(Goal): Only a number is wanted: the count of lines in this listing that contain "document".

[Records with drawing code]
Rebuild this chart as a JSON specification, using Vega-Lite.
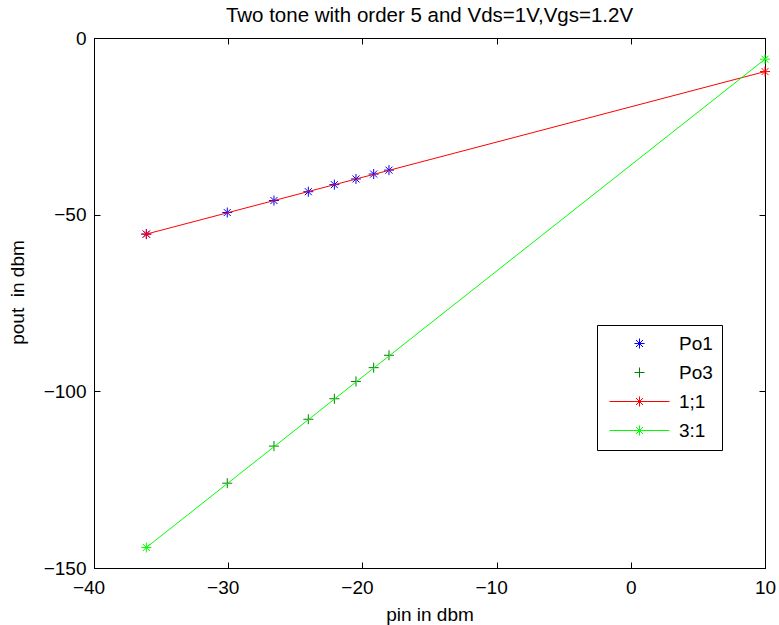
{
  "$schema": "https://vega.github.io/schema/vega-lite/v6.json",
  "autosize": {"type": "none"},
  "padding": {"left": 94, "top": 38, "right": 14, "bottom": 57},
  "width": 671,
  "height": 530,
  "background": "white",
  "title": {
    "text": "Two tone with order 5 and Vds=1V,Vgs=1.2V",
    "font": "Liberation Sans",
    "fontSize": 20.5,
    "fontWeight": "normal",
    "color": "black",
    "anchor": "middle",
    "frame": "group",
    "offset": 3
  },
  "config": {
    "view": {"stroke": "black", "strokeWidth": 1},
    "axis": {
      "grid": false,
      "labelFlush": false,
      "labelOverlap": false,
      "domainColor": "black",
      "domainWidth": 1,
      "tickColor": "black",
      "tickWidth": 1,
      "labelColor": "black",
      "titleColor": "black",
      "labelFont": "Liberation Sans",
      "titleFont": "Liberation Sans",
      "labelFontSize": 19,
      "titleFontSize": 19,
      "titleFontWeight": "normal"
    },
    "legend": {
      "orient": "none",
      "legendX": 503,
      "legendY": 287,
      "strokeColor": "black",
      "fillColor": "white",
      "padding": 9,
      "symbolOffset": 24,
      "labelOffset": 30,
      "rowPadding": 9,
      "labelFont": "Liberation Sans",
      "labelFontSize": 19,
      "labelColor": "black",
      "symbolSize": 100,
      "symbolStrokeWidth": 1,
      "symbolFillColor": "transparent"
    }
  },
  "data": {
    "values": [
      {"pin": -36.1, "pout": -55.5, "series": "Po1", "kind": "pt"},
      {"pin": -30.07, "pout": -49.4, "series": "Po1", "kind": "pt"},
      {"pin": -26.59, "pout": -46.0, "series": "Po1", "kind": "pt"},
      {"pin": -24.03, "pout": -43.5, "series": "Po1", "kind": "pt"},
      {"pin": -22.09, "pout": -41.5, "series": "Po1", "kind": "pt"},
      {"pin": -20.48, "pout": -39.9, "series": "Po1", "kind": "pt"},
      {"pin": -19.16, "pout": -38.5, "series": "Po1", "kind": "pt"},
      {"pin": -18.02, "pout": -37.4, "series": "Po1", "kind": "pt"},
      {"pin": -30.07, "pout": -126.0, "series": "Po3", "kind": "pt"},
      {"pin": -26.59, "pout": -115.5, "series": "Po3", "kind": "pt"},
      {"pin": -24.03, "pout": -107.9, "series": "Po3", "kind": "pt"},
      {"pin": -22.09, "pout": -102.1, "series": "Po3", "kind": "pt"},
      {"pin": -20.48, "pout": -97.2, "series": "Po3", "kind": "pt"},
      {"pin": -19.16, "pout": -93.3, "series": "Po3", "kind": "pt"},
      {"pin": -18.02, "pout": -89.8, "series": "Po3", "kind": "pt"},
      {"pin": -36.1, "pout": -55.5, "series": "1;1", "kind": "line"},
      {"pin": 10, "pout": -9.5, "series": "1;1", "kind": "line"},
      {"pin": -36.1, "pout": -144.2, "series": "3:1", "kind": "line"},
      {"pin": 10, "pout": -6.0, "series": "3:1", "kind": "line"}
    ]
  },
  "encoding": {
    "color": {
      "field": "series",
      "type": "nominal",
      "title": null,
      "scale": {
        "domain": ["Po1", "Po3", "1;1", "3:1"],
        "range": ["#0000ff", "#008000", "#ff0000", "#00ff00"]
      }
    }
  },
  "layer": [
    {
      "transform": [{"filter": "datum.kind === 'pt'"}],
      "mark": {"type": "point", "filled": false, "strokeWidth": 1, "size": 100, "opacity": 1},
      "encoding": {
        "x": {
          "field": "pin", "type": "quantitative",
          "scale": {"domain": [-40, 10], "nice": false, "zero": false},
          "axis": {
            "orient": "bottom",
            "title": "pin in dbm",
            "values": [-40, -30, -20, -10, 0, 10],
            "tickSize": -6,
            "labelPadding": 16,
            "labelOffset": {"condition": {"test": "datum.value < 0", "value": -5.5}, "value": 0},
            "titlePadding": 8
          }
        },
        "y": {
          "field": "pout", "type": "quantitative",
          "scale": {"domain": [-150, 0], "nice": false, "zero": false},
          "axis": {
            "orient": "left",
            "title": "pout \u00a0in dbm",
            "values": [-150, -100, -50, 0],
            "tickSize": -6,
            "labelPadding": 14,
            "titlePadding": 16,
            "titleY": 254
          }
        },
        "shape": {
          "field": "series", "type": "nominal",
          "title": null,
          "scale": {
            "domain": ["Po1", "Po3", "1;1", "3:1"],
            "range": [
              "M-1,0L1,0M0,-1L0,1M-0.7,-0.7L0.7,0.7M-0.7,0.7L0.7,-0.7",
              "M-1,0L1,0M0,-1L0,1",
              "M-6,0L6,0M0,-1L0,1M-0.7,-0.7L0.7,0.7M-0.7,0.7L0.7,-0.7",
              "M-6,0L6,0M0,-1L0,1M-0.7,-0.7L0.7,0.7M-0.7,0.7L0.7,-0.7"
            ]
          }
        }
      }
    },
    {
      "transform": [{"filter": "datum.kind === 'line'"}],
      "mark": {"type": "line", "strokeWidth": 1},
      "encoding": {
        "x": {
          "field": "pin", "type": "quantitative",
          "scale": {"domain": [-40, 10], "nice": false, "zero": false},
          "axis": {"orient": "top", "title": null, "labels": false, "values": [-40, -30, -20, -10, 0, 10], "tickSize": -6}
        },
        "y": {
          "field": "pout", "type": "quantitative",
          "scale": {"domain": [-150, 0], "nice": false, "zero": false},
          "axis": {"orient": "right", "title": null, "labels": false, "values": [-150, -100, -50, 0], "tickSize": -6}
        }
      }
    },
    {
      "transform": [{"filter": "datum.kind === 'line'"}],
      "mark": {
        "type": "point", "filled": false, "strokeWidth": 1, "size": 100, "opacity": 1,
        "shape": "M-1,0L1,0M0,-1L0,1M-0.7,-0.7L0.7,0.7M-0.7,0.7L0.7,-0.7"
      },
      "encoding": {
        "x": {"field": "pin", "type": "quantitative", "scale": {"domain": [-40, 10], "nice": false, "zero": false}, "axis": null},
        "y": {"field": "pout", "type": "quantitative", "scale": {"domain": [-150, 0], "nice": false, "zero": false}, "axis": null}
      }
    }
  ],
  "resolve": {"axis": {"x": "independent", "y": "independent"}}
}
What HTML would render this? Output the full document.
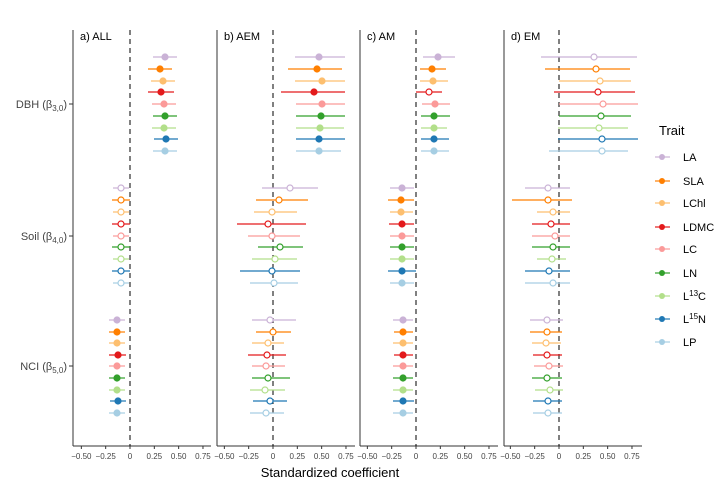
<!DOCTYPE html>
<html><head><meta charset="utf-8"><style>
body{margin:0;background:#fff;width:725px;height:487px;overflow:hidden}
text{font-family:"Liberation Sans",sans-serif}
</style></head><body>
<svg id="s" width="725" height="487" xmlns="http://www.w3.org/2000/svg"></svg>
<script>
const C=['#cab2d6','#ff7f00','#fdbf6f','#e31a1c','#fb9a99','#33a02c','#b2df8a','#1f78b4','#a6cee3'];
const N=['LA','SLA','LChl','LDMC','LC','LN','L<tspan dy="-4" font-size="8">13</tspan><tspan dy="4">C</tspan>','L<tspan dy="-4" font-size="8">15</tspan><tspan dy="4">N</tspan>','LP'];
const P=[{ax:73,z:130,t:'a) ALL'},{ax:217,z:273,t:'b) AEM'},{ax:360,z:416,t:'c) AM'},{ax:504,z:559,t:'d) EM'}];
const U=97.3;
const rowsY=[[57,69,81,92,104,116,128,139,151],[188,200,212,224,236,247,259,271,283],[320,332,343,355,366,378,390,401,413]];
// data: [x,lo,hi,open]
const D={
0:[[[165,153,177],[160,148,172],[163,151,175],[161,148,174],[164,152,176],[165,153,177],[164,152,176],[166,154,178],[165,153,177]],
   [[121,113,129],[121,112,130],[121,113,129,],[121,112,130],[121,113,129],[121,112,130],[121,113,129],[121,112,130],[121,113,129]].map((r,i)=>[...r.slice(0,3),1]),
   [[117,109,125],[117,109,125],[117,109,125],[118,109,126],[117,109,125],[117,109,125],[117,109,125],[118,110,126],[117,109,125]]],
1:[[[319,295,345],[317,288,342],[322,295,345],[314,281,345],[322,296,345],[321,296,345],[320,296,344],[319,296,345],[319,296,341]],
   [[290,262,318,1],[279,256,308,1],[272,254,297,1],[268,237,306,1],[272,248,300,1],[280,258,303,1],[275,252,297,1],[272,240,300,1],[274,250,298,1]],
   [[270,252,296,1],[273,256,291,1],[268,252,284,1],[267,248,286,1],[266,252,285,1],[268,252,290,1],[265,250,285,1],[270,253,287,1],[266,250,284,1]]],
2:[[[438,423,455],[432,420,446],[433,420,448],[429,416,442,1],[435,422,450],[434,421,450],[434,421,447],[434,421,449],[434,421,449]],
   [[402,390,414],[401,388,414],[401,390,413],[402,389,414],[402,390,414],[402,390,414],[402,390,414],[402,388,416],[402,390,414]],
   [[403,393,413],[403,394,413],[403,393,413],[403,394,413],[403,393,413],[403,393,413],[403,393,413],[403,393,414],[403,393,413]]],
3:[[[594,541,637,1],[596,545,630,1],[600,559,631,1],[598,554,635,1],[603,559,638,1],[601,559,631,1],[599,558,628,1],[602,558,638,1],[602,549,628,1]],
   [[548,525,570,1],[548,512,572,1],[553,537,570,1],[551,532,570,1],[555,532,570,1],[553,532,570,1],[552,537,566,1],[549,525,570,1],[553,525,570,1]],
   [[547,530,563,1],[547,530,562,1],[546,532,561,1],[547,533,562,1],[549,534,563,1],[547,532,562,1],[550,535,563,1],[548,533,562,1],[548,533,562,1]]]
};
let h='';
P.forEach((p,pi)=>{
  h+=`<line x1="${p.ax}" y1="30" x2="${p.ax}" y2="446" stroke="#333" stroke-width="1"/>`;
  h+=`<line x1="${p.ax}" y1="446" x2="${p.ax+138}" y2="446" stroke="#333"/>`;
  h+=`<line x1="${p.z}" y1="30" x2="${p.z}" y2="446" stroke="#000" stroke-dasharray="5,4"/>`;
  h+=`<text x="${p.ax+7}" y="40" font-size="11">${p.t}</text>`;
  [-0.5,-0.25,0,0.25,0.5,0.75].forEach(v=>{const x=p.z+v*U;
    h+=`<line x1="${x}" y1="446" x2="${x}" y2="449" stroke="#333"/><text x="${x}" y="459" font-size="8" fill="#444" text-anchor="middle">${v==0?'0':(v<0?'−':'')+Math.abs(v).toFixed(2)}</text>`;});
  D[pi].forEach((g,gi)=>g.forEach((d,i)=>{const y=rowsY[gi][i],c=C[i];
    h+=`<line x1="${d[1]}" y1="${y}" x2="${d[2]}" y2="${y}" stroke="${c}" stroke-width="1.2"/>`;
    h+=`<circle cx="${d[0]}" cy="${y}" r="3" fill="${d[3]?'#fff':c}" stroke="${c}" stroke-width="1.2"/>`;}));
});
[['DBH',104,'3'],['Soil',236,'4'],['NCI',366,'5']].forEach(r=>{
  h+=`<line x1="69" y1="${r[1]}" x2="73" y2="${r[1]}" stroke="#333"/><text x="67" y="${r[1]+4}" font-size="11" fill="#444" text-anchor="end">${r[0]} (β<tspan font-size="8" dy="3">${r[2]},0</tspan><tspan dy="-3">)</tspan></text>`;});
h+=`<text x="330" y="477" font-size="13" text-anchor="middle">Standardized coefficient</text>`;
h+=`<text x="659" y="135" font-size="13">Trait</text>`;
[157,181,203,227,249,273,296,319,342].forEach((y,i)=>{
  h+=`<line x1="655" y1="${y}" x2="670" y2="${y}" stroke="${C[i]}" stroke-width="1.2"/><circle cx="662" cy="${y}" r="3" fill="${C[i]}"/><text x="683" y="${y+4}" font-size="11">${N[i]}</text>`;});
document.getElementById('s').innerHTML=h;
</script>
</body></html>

---

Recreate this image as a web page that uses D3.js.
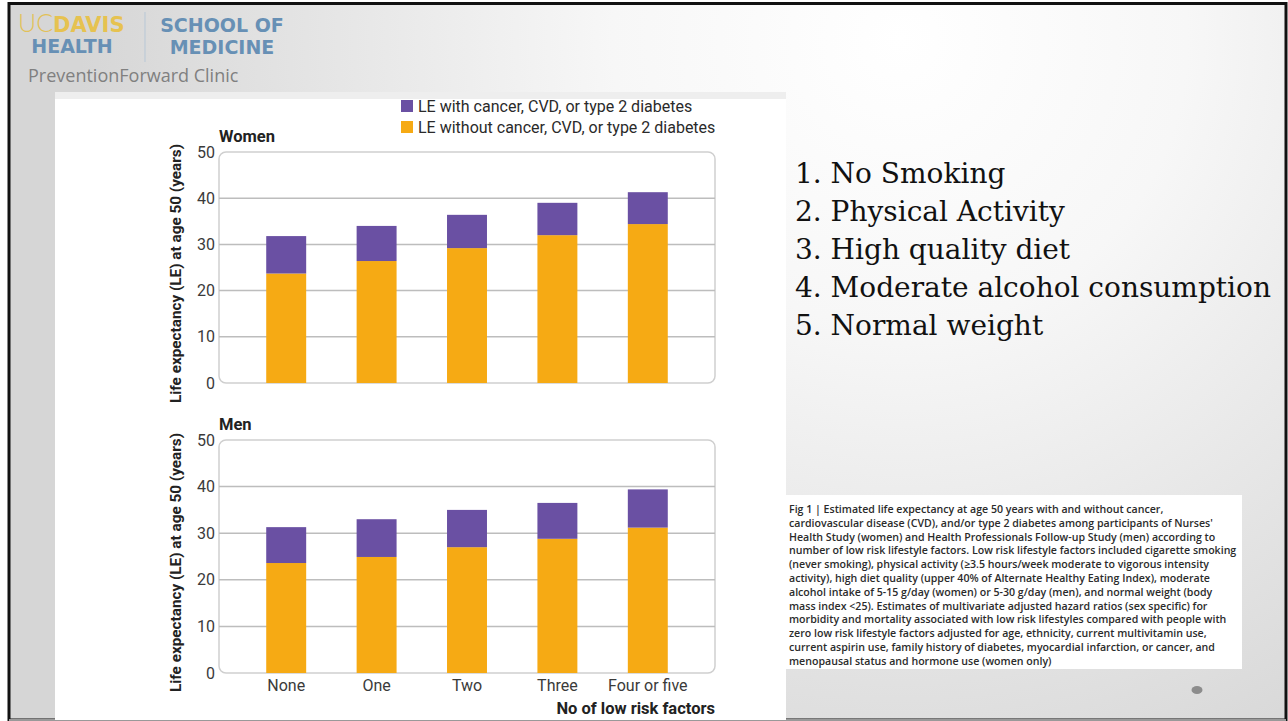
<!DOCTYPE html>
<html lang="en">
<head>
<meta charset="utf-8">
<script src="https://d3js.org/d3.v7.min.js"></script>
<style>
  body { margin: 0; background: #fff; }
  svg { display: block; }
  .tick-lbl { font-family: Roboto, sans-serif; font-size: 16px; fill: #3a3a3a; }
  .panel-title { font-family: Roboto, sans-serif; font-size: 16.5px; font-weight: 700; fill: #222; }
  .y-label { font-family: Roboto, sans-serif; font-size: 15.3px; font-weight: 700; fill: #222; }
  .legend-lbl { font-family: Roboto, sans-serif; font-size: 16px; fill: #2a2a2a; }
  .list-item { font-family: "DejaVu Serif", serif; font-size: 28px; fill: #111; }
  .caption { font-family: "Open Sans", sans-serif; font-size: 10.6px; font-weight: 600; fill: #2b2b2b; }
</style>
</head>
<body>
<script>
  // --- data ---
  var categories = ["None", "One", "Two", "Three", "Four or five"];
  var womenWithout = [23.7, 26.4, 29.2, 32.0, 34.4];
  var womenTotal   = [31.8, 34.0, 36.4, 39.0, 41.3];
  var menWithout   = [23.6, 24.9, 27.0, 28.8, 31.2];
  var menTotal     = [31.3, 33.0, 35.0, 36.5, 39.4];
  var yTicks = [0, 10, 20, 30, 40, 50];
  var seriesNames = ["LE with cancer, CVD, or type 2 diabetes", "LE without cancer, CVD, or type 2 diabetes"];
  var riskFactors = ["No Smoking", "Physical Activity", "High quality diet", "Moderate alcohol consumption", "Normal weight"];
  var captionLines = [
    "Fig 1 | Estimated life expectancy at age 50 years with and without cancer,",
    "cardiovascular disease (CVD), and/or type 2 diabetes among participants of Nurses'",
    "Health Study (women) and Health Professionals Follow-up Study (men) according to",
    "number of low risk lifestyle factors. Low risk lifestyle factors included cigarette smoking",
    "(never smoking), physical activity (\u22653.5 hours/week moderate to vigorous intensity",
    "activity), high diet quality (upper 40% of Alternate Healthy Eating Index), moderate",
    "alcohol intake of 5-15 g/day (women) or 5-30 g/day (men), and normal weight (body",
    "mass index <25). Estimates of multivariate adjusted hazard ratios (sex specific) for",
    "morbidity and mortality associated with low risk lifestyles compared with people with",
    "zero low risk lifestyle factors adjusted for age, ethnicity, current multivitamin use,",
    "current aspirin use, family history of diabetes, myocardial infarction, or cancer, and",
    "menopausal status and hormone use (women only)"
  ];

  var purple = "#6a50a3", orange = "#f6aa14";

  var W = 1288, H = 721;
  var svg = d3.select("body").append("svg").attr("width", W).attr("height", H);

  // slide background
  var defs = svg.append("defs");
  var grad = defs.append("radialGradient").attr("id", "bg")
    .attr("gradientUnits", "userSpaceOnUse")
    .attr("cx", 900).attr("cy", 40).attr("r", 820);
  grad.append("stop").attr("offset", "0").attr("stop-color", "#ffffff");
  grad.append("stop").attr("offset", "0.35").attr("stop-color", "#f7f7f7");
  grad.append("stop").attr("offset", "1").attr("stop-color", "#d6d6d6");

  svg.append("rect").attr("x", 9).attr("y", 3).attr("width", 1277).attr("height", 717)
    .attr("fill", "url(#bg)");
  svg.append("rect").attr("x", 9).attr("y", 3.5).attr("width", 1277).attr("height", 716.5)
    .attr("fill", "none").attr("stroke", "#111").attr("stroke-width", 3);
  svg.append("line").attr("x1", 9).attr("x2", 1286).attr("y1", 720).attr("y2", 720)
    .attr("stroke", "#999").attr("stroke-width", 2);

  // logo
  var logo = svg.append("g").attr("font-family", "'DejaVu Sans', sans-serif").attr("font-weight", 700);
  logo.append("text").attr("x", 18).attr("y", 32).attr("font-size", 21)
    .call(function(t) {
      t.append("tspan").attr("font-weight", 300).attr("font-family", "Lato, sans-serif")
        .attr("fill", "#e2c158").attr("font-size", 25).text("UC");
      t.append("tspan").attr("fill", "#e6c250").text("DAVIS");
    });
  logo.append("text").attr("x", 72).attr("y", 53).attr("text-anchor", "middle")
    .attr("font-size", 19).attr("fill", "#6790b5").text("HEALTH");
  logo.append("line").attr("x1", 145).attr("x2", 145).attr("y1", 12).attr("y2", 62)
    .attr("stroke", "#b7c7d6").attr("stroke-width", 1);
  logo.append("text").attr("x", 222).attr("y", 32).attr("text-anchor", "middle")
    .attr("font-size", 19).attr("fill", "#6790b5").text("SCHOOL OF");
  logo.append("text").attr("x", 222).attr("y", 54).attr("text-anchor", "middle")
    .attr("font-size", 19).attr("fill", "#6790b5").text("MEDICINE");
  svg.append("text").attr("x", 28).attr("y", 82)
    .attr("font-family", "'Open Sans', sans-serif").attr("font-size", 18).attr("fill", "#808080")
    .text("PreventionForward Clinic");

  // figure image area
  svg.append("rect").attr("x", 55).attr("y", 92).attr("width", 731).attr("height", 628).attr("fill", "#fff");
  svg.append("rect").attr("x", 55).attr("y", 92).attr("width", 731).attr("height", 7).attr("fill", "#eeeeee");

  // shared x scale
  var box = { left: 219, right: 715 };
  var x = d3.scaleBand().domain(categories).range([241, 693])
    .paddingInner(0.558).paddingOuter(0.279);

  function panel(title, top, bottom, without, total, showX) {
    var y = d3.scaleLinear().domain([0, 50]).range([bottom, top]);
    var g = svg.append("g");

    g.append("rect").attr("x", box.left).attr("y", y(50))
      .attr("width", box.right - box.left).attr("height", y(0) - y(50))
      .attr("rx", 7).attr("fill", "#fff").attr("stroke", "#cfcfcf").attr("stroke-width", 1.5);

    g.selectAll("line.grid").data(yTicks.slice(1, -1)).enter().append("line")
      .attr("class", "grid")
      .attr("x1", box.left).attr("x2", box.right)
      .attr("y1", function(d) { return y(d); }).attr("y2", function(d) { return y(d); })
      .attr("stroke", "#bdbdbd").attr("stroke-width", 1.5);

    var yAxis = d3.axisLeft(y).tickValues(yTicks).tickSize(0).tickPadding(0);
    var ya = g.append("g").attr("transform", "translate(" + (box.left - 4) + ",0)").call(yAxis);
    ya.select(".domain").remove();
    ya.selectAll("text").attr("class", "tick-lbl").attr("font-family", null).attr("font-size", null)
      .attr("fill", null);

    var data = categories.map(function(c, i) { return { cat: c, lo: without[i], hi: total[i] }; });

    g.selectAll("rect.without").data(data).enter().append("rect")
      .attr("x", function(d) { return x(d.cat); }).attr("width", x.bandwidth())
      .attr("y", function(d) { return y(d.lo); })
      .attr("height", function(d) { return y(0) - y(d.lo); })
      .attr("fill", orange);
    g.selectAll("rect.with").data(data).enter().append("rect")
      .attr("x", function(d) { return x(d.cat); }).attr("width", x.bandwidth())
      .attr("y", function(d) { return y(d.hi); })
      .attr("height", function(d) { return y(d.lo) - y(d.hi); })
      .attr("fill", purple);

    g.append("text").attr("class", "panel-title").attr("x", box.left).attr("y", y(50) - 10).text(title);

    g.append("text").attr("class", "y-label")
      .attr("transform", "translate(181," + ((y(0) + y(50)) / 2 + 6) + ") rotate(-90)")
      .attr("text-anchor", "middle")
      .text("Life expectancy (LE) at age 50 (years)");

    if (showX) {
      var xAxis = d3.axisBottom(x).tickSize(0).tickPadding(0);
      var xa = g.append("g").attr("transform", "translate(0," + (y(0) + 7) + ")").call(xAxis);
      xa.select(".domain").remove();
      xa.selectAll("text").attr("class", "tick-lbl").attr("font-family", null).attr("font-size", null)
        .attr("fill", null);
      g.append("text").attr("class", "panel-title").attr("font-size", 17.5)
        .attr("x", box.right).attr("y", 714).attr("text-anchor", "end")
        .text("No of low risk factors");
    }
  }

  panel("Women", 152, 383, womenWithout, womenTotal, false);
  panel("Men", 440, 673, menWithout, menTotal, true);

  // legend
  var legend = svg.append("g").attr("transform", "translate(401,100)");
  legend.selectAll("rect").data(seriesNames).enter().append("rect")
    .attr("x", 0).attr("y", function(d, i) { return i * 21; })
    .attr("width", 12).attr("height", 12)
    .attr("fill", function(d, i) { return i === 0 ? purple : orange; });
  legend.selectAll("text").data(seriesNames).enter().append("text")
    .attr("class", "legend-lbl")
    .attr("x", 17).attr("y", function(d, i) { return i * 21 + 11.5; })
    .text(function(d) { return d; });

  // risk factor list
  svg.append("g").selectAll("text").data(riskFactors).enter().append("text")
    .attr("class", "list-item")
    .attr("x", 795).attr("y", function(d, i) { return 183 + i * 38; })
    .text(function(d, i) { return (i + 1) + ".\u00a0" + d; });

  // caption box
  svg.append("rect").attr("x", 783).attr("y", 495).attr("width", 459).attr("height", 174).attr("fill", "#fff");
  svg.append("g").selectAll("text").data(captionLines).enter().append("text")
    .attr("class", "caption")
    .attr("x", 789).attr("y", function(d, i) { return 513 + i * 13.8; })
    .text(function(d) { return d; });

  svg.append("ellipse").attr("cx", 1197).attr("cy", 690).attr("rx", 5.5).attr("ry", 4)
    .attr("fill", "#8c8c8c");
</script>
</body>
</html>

(Exercise response): 2